The testimony continues:
Private Smith of the Seventy-first Volunteers, speaking about the impression his experience at Santiago had made upon him, said:
“I am a Southerner by birth, and I never thought much of the colored man. But, somewhat, now I feel very differently toward them, for I met them in camp, on the battle field and that’s where a man gets to know a man. I never saw such fighting as those Tenth Cavalry men did. They didn’t seem to know what fear was, and their battle hymn was, ’There’ll be a hot time in the old town to-night.

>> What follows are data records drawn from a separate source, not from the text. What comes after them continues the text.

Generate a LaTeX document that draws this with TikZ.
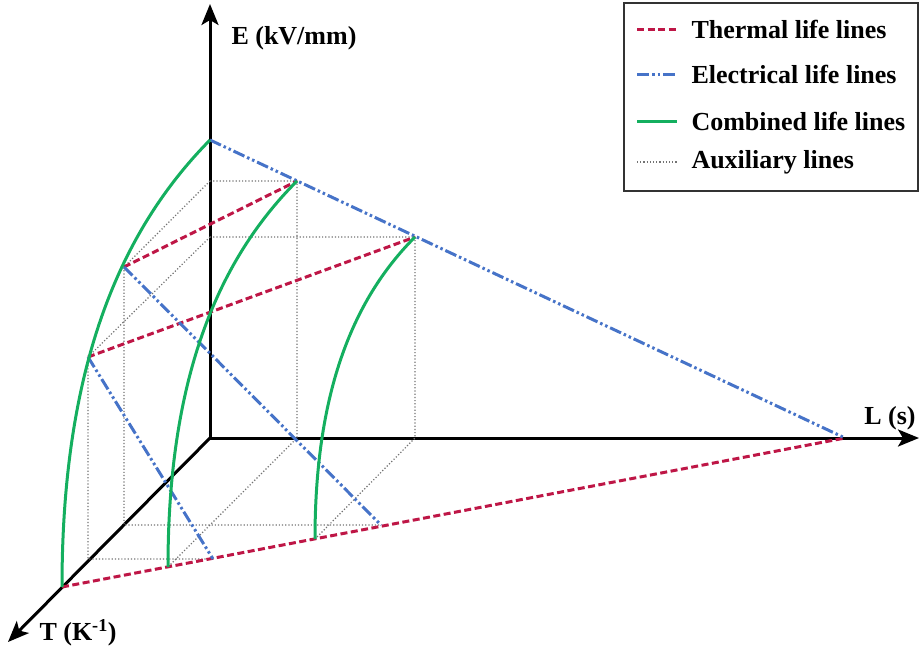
\documentclass[tikz,border=0pt]{standalone}
\usepackage{fontspec}
\setmainfont{Liberation Serif}
\usetikzlibrary{arrows.meta}
\definecolor{thermred}{RGB}{190,22,70}
\definecolor{elecblue}{RGB}{70,115,200}
\definecolor{combgreen}{RGB}{20,175,95}
\begin{document}
\begin{tikzpicture}[x=1pt,y=-1pt,line width=1pt,font=\fontsize{26}{30}\selectfont\bfseries,
  axis/.style={black,line width=3pt,-{Stealth[length=21pt,width=17pt,inset=5pt]}},
  thermal/.style={thermred,line width=3pt,dash pattern=on 7pt off 3.5pt},
  electrical/.style={elecblue,line width=3pt,dash pattern=on 12pt off 3pt on 2.5pt off 3pt on 2.5pt off 3pt},
  combined/.style={combgreen,line width=3pt},
  aux/.style={black!55,line width=1.2pt,dotted}]
\useasboundingbox (0,0) rectangle (920,653);
\coordinate (O) at (210,438);
\coordinate (Etip) at (210,4);
\coordinate (Ltip) at (919,438);
\coordinate (Ttip) at (8,642);
\coordinate (E0) at (210,140);
\coordinate (L0) at (845,438);
\coordinate (T0) at (62,587);
\coordinate (A1) at (124,267);
\coordinate (A2) at (88,357);
\coordinate (P1) at (297,181);
\coordinate (P2) at (415,237);
\coordinate (B1) at (168,567);
\coordinate (B2) at (315,539);
\coordinate (C1) at (381,525);
\coordinate (C2) at (213,559);
\coordinate (E1) at (210,181);
\coordinate (E2) at (210,237);
\coordinate (L1) at (297,438);
\coordinate (L2) at (415,438);
\coordinate (D1) at (124,525);
\coordinate (D2) at (88,559);
\draw[axis] (O)--(Etip);
\draw[axis] (O)--(Ltip);
\draw[axis] (O)--(Ttip);
\draw[aux] (E1)--(P1)--(L1)--(B1) (E2)--(P2)--(L2)--(B2);
\draw[aux] (E1)--(A1)--(D1)--(C1) (E2)--(A2)--(D2)--(C2);
\draw[thermal] (T0)--(L0);
\draw[thermal] (A1)--(P1);
\draw[thermal] (A2)--(P2);
\draw[electrical] (E0)--(L0);
\draw[electrical] (A1)--(C1);
\draw[electrical] (A2)--(C2);
\draw[combined] (T0)..controls (62,378) and (114,237)..(E0);
\draw[combined] (B1)..controls (168,387) and (213,265)..(P1);
\draw[combined] (B2)..controls (315,398) and (350,302)..(P2);
\node[anchor=west,inner sep=0pt] (Elabel) at (231,38) {E (kV/mm)};
\node[inner sep=0pt] (Llabel) at (890,418) {L (s)};
\node[anchor=west,inner sep=0pt] (Tlabel) at (39,633) {T (K\textsuperscript{-1})};
\draw[line width=1.5pt,black!80] (624,3) rectangle (918,191);
\foreach \y/\sty/\txt [count=\i] in {29/thermal/Thermal life lines,74/electrical/Electrical life lines,121/combined/Combined life lines,162/aux/Auxiliary lines}{
  \coordinate (s\i) at (637,\y);
  \coordinate (t\i) at (677,\y);
  \draw[\sty] (s\i)--(t\i);
  \node[anchor=west,inner sep=0pt] (leg\i) at (691,\y) {\txt};
}
\end{tikzpicture}
\end{document}
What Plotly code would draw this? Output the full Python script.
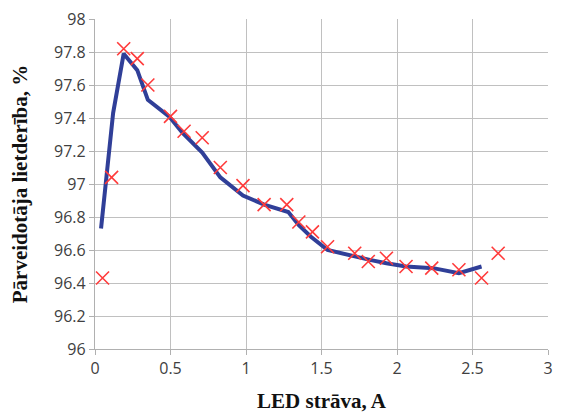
import plotly.graph_objects as go

line_x = [0.04, 0.12, 0.19, 0.28, 0.35, 0.49, 0.58, 0.71, 0.83, 0.98, 1.12, 1.28, 1.35, 1.43, 1.54, 1.71, 1.82, 1.93, 2.06, 2.24, 2.41, 2.56]
line_y = [96.73, 97.43, 97.79, 97.69, 97.51, 97.41, 97.31, 97.19, 97.04, 96.93, 96.875, 96.83, 96.75, 96.68, 96.60, 96.56, 96.54, 96.52, 96.50, 96.49, 96.46, 96.50]

mark_x = [0.05, 0.11, 0.19, 0.28, 0.35, 0.50, 0.59, 0.71, 0.83, 0.98, 1.12, 1.27, 1.35, 1.44, 1.54, 1.72, 1.81, 1.93, 2.06, 2.23, 2.41, 2.56, 2.67]
mark_y = [96.43, 97.04, 97.82, 97.76, 97.60, 97.41, 97.32, 97.28, 97.10, 96.99, 96.875, 96.875, 96.77, 96.71, 96.62, 96.58, 96.53, 96.55, 96.50, 96.49, 96.48, 96.43, 96.58]

x_ticks = [0, 0.5, 1, 1.5, 2, 2.5, 3]
x_tick_labels = ["0", "0.5", "1", "1.5", "2", "2.5", "3"]
y_ticks = [96, 96.2, 96.4, 96.6, 96.8, 97, 97.2, 97.4, 97.6, 97.8, 98]
y_tick_labels = ["96", "96.2", "96.4", "96.6", "96.8", "97", "97.2", "97.4", "97.6", "97.8", "98"]

fig = go.Figure()
fig.add_trace(go.Scatter(x=line_x, y=line_y, mode="lines",
                         line=dict(color="#303f98", width=4), showlegend=False))
fig.add_trace(go.Scatter(x=mark_x, y=mark_y, mode="markers",
                         marker=dict(symbol="x-thin", size=13, line=dict(color="#ff3b3b", width=1.6)),
                         showlegend=False))

axis_common = dict(showgrid=True, gridcolor="#c0c0c0", gridwidth=1.3,
                   showline=True, linecolor="#b0b0b0", linewidth=1.3,
                   ticks="outside", ticklen=5, tickcolor="#b0b0b0",
                   tickfont=dict(family="Open Sans", size=16, color="#404040"),
                   zeroline=False)

fig.update_xaxes(range=[0, 3], tickvals=x_ticks, ticktext=x_tick_labels,
                 title=dict(text="<b>LED strāva, A</b>", font=dict(family="Liberation Serif", size=21, color="#111"), standoff=14),
                 **axis_common)
fig.update_yaxes(range=[96, 98], tickvals=y_ticks, ticktext=y_tick_labels,
                 title=dict(text="<b>Pārveidotāja lietderība, %</b>", font=dict(family="Liberation Serif", size=21, color="#111"), standoff=20),
                 **axis_common)

fig.update_layout(width=561, height=416, margin=dict(l=95, r=8, t=14, b=64),
                  plot_bgcolor="white", paper_bgcolor="white")

fig.write_html("out.html")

That’s not a thrilling hymn to hear on the concert stage, but when you are lying in a trench with the smell of powder in your nose and the crack of rifles almost deafening you and bullets tearing up the ground around you like huge hailstones beating down the dirt, and you see before you a blockhouse from which there belches fourth the machine gun, pouring a torrent of leaden missiles, while from holes in the ground you see the leveled rifles of thousands of enemies that crack out death in ever-increasing succession and then you see a body of men go up that hill as if it were in drill, so solid do they keep their formation, and those men are yelling, ’There’ll be a hot time in the old town to-night,’ singing as if they liked their work, why, there’s an appropriateness in the tune that kind of makes your blood creep and your nerves to thrill and you want to get up and go ahead if you lose a limb in the attempt And that’s what those ‘niggers’ did. You just heard the Lieutenant say, ‘Men, will you follow me?’ and you hear a tremendous shout answer him, ‘You bet we will,’ and right up through that death-dealing storm you see men charge, that is, you see them until the darned Springfield rifle powder blinds you and hides them.”